Football cards accounted for just 5 percent of all trading card sales in 1988, and Denny figured he could change that.

“Our research showed that kids thought football cards hadn’t been done well,” Denny said. “So we became determined to find a way to make quality cards, make them readily available and make them valuable.”

“The card collecting madness stems from an attempt from people to feel close to their entertainment heroes,” he said. “Sports trading cards are a convenient piece of memorabilia. Not all of us can have Lou Gehrig’s jersey.”

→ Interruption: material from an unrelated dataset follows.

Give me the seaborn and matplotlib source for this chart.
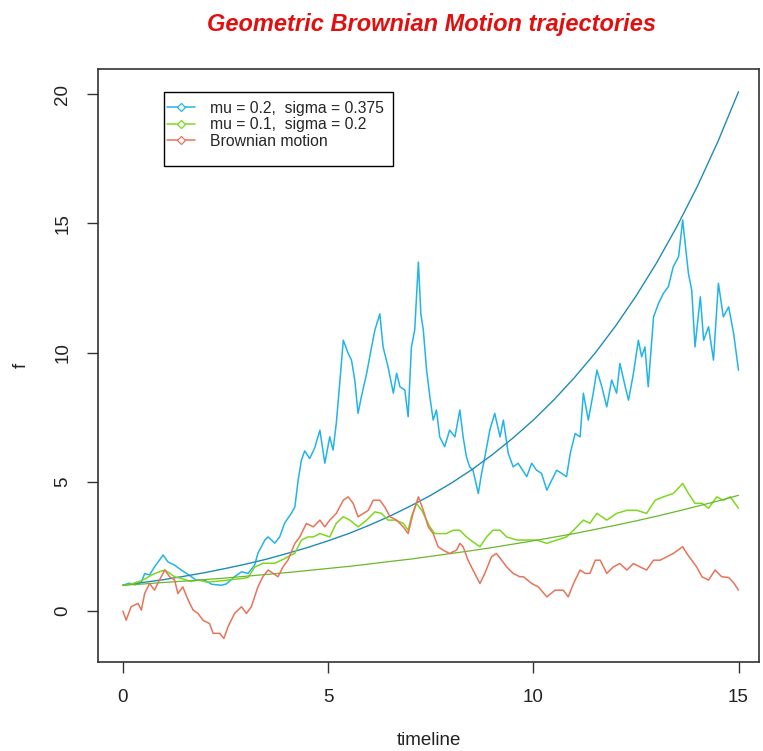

Pro Set added hockey and golf in 1990, and music, racing and movie cards last year. Football cards still generate one-third of Pro Set sales, Denny said.

Pro Set also makes sets for Walt Disney Co.'s “Beauty and the Beast,” “The Little Mermaid” and “Dinosaurs,” and for LucasArt’s “The Young Indiana Jones Chronicles.”

Denny’s wife, Jan, is executive vice president. Their two daughters, Day, 12, and Catherine, 7, test the products.

“Day checks out whether people are hot or not,” Denny said, “like the actor that plays young Indy at 16 is hot, OK? Catherine checks out whether they’re neat.

“Unlike when I was young and saw a movie once and then it went away, ‘The Little Mermaid’ is now a videocassette that little girls watch one, two, three times a week. They know every saying, every song. The characters become their friends.”

Pro Set’s cards are printed on ultra-white, stiff stock, with various coatings. Parkhurst, an elite hockey set, and Pro Set Platinum, a high-quality football set, have drawn particular praise.

Denny credits the emergence of this premium market to Upper Deck Co., which began a higher-quality baseball set in 1989.

These cards are more expensive to make, are specially coated, have higher-quality photographs and artwork, and usually sell for three or more times the cost of regular cards.

The success of Upper Deck and Pro Set has forced the industry giants -- Topps and Fleer -- to change their look and add their own high-quality lines.

Pro Set also has looked to Europe for expansion. It introduced soccer cards in Britain last year, added the Scottish league this year, and plans to add Germany, Spain and France after that.

“Basically, England is a stepping stone into the rest of Europe,” Denny said.

Pro Set recently entered into an exclusive deal to market two of Canada’s best-selling candy bars in the United States. Denny said he expects between $5 million and $7 million in candy revenue this year, “and I hope to grow candy into a $25 million to $50 million business over the next four or five years.”

One thing Pro Set doesn’t do is make cards for the national pastime -- baseball. But Denny hopes that will change.

The players association and Major League Baseball Properties must issue an invitation to be licensed to produce baseball cards, which they haven’t done since allowing Upper Deck to do so in 1989. Pro Set has had informal discussions, but the answer to all suitors for three years has been that baseball is not issuing a license at this time.

“We’re quite anxious to someday have the ability to make cards for baseball, the granddaddy of all collectible sports,” he said. “We’re knocking at their door and hoping they’re smart enough to say yes.”

Denny’s irreverent style is reflected in his office artwork. One painting is a rendition of Hans Holbein’s “Henry VIII” holding a football. It’s called “Coach Henry.” Another is a depiction of Sandro Botticelli’s “Birth of Venus” called “Tina Turner On The Half Shell.”

“If you don’t have a sense of humor, you cannot come in this place,” Denny said.